The OPEC/Non-OPEC Joint Ministerial Monitoring Committee (JMMC) convened in Muscat, the Sultanate of Oman, for its seventh meeting, on 21 January 2018 and announced that it was recording huge success in the deal.

“Based on the Report of the Joint Technical Committee (JTC) for the month of December 2017, following continuous months of excellent performances, OPEC and participating non-OPEC countries have achieved a record-breaking conformity level of 129 percent with their voluntary production adjustments. The monthly average conformity level for the first year of the Declaration of Cooperation was a remarkable 107 percent,” said a release from OPEC.

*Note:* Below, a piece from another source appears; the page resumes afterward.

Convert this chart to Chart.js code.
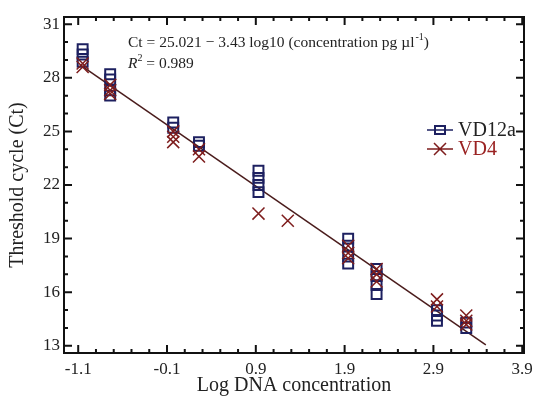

The JMMC was established following OPEC’s 171st Ministerial Conference Decision of 30 November 2016, and the subsequent Declaration of Cooperation made at the joint OPEC-Non-OPEC Producing Countries’ Ministerial Meeting held on 10 December 2016 at which 11 (now 10) non-OPEC oil producing countries cooperated with the 13 (now 14) OPEC Member Countries in a concerted effort to accelerate the stabilization of the global oil market through voluntary adjustments in total production of around 1.8 million barrels per day.

The resulting Declaration, which came into effect on 1 January 2017, was for six months. The second joint OPEC-Non-OPEC Producing Countries’ Ministerial Meeting, held on 25 May 2017, decided to extend the voluntary production adjustments for another nine months commencing 1 July 2017. At the third joint OPEC-Non-OPEC Producing Countries’ Ministerial Meeting, held on 30 November 2017, it was agreed to amend the Declaration of Cooperation so that it will take effect for the entirety of 2018.

However if the group succeeds in its objective to curb production till the end of the year, it would need to work harder to convince countries like Iraq and Kazakhstan to keep production to agreed levels.

Iraq pumped about 80,000 more barrels of oil a day than permitted by the group during the first quarter of 2017. If that deal gets extended to 2018, the nation will have even less incentive to comply because capacity at key southern fields is expanding and three years of fighting Islamic State has left it drowning in debt.

But Iraq is not the only culprit. According to recent OPEC monthly oil market report, oil production from Kazakhstan likely increased by 180,000 bpd in 2017 to 1.74 million barrels per day. This gives Kazakhstan the unenviable accolade of being the most out-of-compliance producer in the OPEC / NOPEC production cut deal, surpassing even Iraq.

Kazakhstan committed to cutting production by 20,000 bpd as part of the supply cap deal. The country did not see exports drop within the period, rather exports last year of Kazakh CPC blend and Batumi crude increase by over 200,000 bpd.

Export loadings outpaced year-ago levels every month last year except January. The current year has started on the front foot; export loadings so far in January reflect ongoing strength.

The risk for OPEC is how to ensure full compliance and ensure that other countries do not join the fray. If other members start cutting corners too, the prospects of rebalancing the markets could prove quite difficult and erode gains made by the current rally.